For the first time, American Muslims outnumbered Jews in most of the country’s Midwest and parts of the South. They were even more numerous than Mormons during the given period.
The number of Mormons grew by 45 per cent to 6.1 million in 2010.
“Christians are the largest group in every state, but some of the things we found interesting was the growth of the Mormons, who reported the largest numerical gain in 26 states,” said Dale Jones, a researcher who worked on the study and presented it to a conference in Chicago on Tuesday.
Mormons, whose Utah-based church's formal name is The Church of Jesus Christ of Latter-day Saints, are traditionally the nation’s fastest-growing Christian group. This year, however, experts are surprised with where the faith is leading its way – Alaska, Arkansas, Florida, Louisiana, Maine, Missouri, New Hampshire, North Dakota and other states far outside the West’s traditional “Mormon corridor”.
Released once a decade, US Religion Census includes county-level data on congregations for 236 American religious bodies, with data on adherents available for 153 participating bodies.
The study was assembled by the Association of Statisticians of American Religious Bodies and included self-reported numbers from 17 of the country’s largest religious groups.
US majors in decline
The decade brought decline to some major religions.
“Catholics had the largest numeric decline," said Jones, “including big losses in Maine, where a priest abuse scandal came to light.”
Its estimated fall is 5 per cent to 58.9 million adherents over the decade.
Among the other largest US faiths, the Southern Baptist Convention held steady at 19.9 million, the United Methodist Church lost 4 per cent to 9.9 million adherents, the Evangelical Lutheran Church in America lost 18 per cent to 4.2 million, and the Episcopal Church lost 15 per cent of its adherents to 1.95 million.
Evangelical protestant congregations continued to grow slowly, to 50 million adherents. Most of the growth was in urban areas and the vast majority of expanding congregations have fewer than 100 members and are not large mega churches, Jones said.

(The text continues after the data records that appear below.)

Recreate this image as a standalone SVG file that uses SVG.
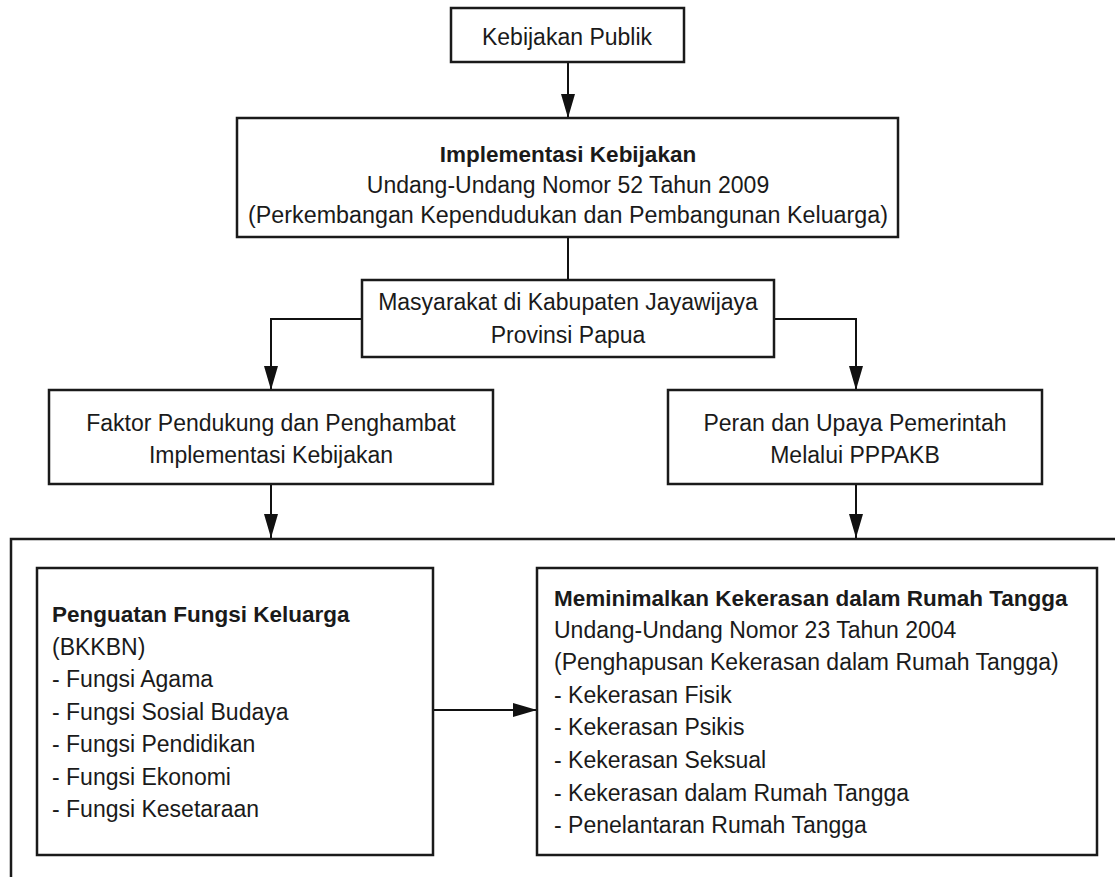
<svg xmlns="http://www.w3.org/2000/svg" width="1115" height="877" viewBox="0 0 1115 877">
<defs>
<marker id="ah" markerUnits="userSpaceOnUse" markerWidth="24" markerHeight="14" refX="24" refY="7" orient="auto">
<path d="M0,0 L24,7 L0,14 Z" fill="#111"/>
</marker>
<style>
.box{fill:#fff;stroke:#1a1a1a;stroke-width:2.5}
.t{font-family:"Liberation Sans",Arial,sans-serif;font-size:23px;fill:#1a1a1a}
.c{text-anchor:middle}
.b{font-weight:bold;font-size:22.5px}
.conn{fill:none;stroke:#111;stroke-width:2}
.arr{marker-end:url(#ah)}
</style>
</defs>
<rect width="1115" height="877" fill="#fff"/>
<g id="connectors">
<path class="conn arr" d="M568,62 V118"/>
<path class="conn" d="M568,237 V280"/>
<path class="conn arr" d="M362,319 H271 V390"/>
<path class="conn arr" d="M774,319 H856 V390"/>
<path class="conn arr" d="M271,484 V538"/>
<path class="conn arr" d="M856,484 V538"/>
<path class="conn arr" d="M433,710 H537"/>
</g>
<g id="container">
<path d="M1115,539 H11 V877" fill="none" stroke="#1a1a1a" stroke-width="2.5"/>
</g>
<g id="kebijakan-publik">
<rect class="box" x="451" y="8" width="233" height="54"/>
<text class="t c" x="567" y="45">Kebijakan Publik</text>
</g>
<g id="implementasi">
<rect class="box" x="237" y="118" width="661" height="119"/>
<text class="t c b" x="568" y="162">Implementasi Kebijakan</text>
<text class="t c" x="568" y="193">Undang-Undang Nomor 52 Tahun 2009</text>
<text class="t c" x="568" y="223" textLength="640" lengthAdjust="spacingAndGlyphs">(Perkembangan Kependudukan dan Pembangunan Keluarga)</text>
</g>
<g id="masyarakat">
<rect class="box" x="362" y="280" width="412" height="77"/>
<text class="t c" x="568" y="310">Masyarakat di Kabupaten Jayawijaya</text>
<text class="t c" x="568" y="343">Provinsi Papua</text>
</g>
<g id="faktor">
<rect class="box" x="49" y="390" width="444" height="94"/>
<text class="t c" x="271" y="431">Faktor Pendukung dan Penghambat</text>
<text class="t c" x="271" y="463">Implementasi Kebijakan</text>
</g>
<g id="peran">
<rect class="box" x="668" y="390" width="374" height="94"/>
<text class="t c" x="855" y="431">Peran dan Upaya Pemerintah</text>
<text class="t c" x="855" y="463">Melalui PPPAKB</text>
</g>
<g id="penguatan">
<rect class="box" x="37" y="568" width="396" height="287"/>
<text class="t b" x="52" y="622">Penguatan Fungsi Keluarga</text>
<text class="t" x="52" y="655">(BKKBN)</text>
<text class="t" x="52" y="687">- Fungsi Agama</text>
<text class="t" x="52" y="720">- Fungsi Sosial Budaya</text>
<text class="t" x="52" y="752">- Fungsi Pendidikan</text>
<text class="t" x="52" y="785">- Fungsi Ekonomi</text>
<text class="t" x="52" y="817">- Fungsi Kesetaraan</text>
</g>
<g id="meminimalkan">
<rect class="box" x="537" y="568" width="560" height="287"/>
<text class="t b" x="554" y="606">Meminimalkan Kekerasan dalam Rumah Tangga</text>
<text class="t" x="554" y="638">Undang-Undang Nomor 23 Tahun 2004</text>
<text class="t" x="554" y="670">(Penghapusan Kekerasan dalam Rumah Tangga)</text>
<text class="t" x="554" y="703">- Kekerasan Fisik</text>
<text class="t" x="554" y="735">- Kekerasan Psikis</text>
<text class="t" x="554" y="768">- Kekerasan Seksual</text>
<text class="t" x="554" y="801">- Kekerasan dalam Rumah Tangga</text>
<text class="t" x="554" y="833">- Penelantaran Rumah Tangga</text>
</g>
</svg>
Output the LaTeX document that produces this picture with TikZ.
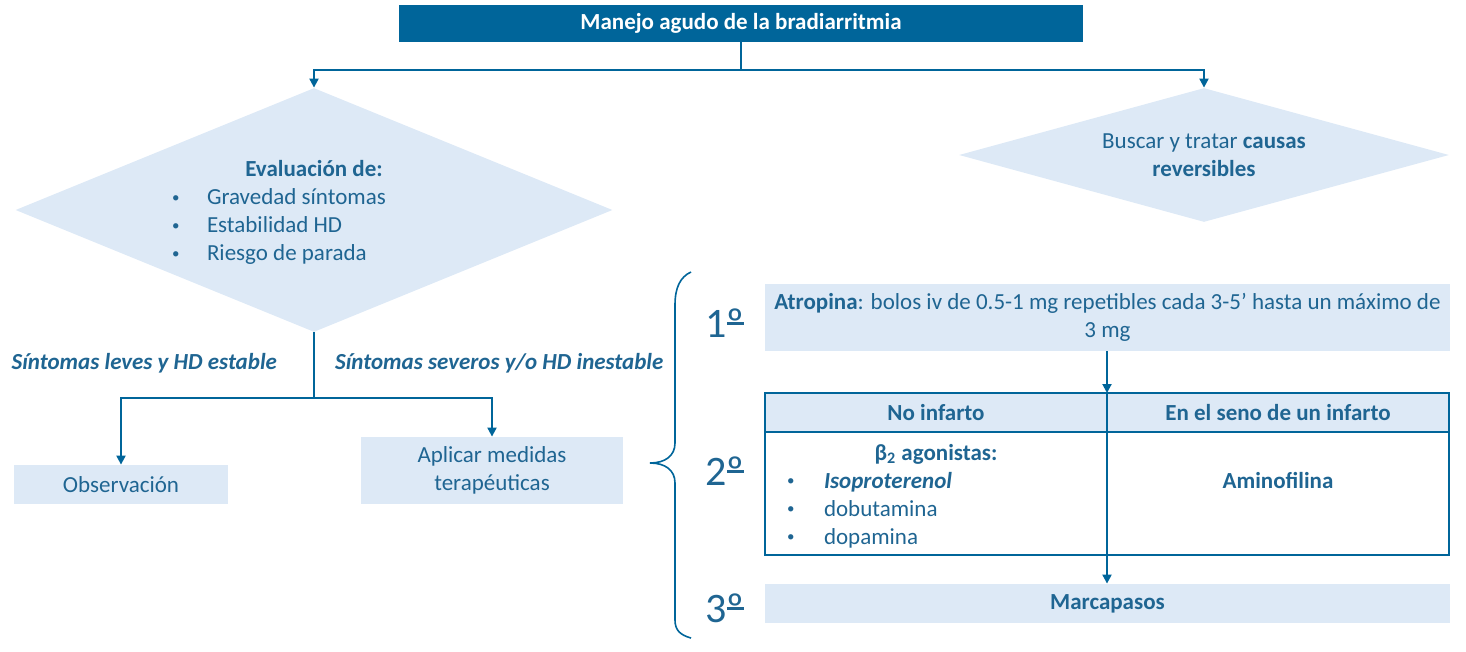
\documentclass[tikz,border=0pt]{standalone}
\usepackage{fontspec}
\setmainfont{Carlito}
\usepackage{xcolor}
\usetikzlibrary{positioning,shapes.geometric,arrows.meta}

\definecolor{darkblue}{HTML}{00659A}
\definecolor{textblue}{HTML}{1F6592}
\definecolor{lightblue}{HTML}{DDE9F6}

\newcommand{\itembul}{\raisebox{0.1em}{\scalebox{0.65}{•}}}
\newcommand{\ordo}{\makebox[0pt][l]{\rule[0.3em]{0.4em}{0.06em}}º}
\newcommand{\lowerby}[1]{\raisebox{0pt}[\dimexpr\height+3pt\relax][\depth]{#1}}

\begin{document}
\begin{tikzpicture}[
    x=0.5pt, y=0.5pt,
    font=\fontsize{11.5}{14}\selectfont,
    text=textblue,
    titlebox/.style={
        fill=darkblue,
        text=white,
        font=\fontsize{11.5}{14}\selectfont\bfseries,
        minimum width=342pt,
        minimum height=18.5pt,
        inner sep=0pt
    },
    decision/.style={
        diamond,
        fill=lightblue,
        inner sep=0pt,
        align=center
    },
    block/.style={
        fill=lightblue,
        inner sep=0pt,
        align=center
    },
    cell/.style={
        draw=darkblue,
        line width=1pt,
        inner sep=0pt,
        outer sep=0pt,
        minimum width=171pt,
        align=center
    },
    arrow/.style={-{Triangle[length=4.5pt,width=4.5pt]}, draw=darkblue, line width=1pt},
    branch/.style={font=\fontsize{11.5}{14}\selectfont\bfseries\itshape},
    ordinal/.style={font=\fontsize{21}{24}\selectfont},
    bracket/.style={draw=darkblue, line width=0.8pt}
]

\useasboundingbox (0,0) rectangle (1466,-652);

\node[titlebox] (title) at (741,-23.5) {Manejo agudo de la bradiarritmia};

\node[decision, aspect=2.45, minimum width=298.5pt, minimum height=122pt] (evalua) at (314,-210) {%
    \lowerby{\begin{tabular}{@{}p{17.5pt}@{}p{124.5pt}@{}}
    \multicolumn{2}{@{}c@{}}{\textbf{Evaluación de:}}\\
    \itembul & Gravedad síntomas\\
    \itembul & Estabilidad HD\\
    \itembul & Riesgo de parada
    \end{tabular}}};
\node[decision, aspect=3.66, minimum width=245pt, minimum height=67pt] (causas) at (1204,-155)
    {Buscar y tratar \textbf{causas}\\\textbf{reversibles}};

\draw[arrow] (title.south) -- ++(0,-28) -| (evalua.north);
\draw[arrow] (title.south) -- ++(0,-28) -| (causas.north);

\node[block, minimum width=107pt, minimum height=19.5pt] (observ) at (121,-484.5) {Observación};
\node[block, minimum width=131pt, minimum height=33.5pt] (aplicar) at (492,-470.5) {Aplicar medidas\\terapéuticas};

\draw[arrow] (evalua.south) -- ++(0,-66) -| (observ.north);
\draw[arrow] (evalua.south) -- ++(0,-66) -| (aplicar.north);

\node[branch, anchor=east] (leves) at (284,-363) {Síntomas leves y HD estable};
\node[branch, anchor=west] (severos) at (328,-363) {Síntomas severos y/o HD inestable};

\draw[bracket] (691,-272) .. controls (680,-277) and (675,-288) .. (675,-305)
    -- (675,-443) .. controls (675,-456) and (665,-463) .. (650,-463)
    .. controls (665,-463) and (675,-470) .. (675,-483)
    -- (675,-620) .. controls (675,-630) and (680,-635) .. (691,-638);

\node[ordinal] (paso1) at (725,-323) {1\ordo};
\node[ordinal] (paso2) at (725,-471) {2\ordo};
\node[ordinal] (paso3) at (725,-608) {3\ordo};

\node[block, minimum width=342.5pt, minimum height=33.5pt] (atropina) at (1107.5,-317.5)
    {\textbf{Atropina}: bolos iv de 0.5-1 mg repetibles cada 3-5’ hasta un máximo de\\3 mg};

\node[cell, fill=lightblue, minimum height=19.5pt] (noinf) at (936,-412.5) {\textbf{No infarto}};
\node[cell, fill=lightblue, minimum height=19.5pt, right=0pt of noinf] (siinf) {\textbf{En el seno de un infarto}};
\node[cell, minimum height=61.5pt, below=0pt of noinf] (bodyA) {%
    \lowerby{\begin{tabular}{@{}p{18.5pt}@{}p{130.5pt}@{}}
    \multicolumn{2}{@{}c@{}}{\textbf{β\textsubscript{2} agonistas:}}\\
    \itembul & \textbf{\textit{Isoproterenol}}\\
    \itembul & dobutamina\\
    \itembul & dopamina
    \end{tabular}}};
\node[cell, minimum height=61.5pt, below=0pt of siinf] (bodyB) {%
    \lowerby{\begin{tabular}{@{}c@{}}
    \\
    \textbf{Aminofilina}\\
    \\
    \\
    \end{tabular}}};

\node[block, minimum width=342.5pt, minimum height=19.5pt] (marca) at (1107.5,-603.5) {\textbf{Marcapasos}};

\draw[arrow] (atropina.south -| noinf.north east) -- (noinf.north east);
\draw[arrow] (bodyA.south east) -- (bodyA.south east |- marca.north);

\end{tikzpicture}
\end{document}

He also marked that Buddhists made strong gains in the Rocky Mountain states, where the number of temples and congregations increased markedly. The total number of Buddhist adherents in the US is nearly 1 million. There was no estimate in 2000.
Among other numbers released by the Census:
• Roughly 55 per cent of Americans attend services with enough regularity to be counted.
• Some 158 million Americans were classified as “unclaimed” by any religion.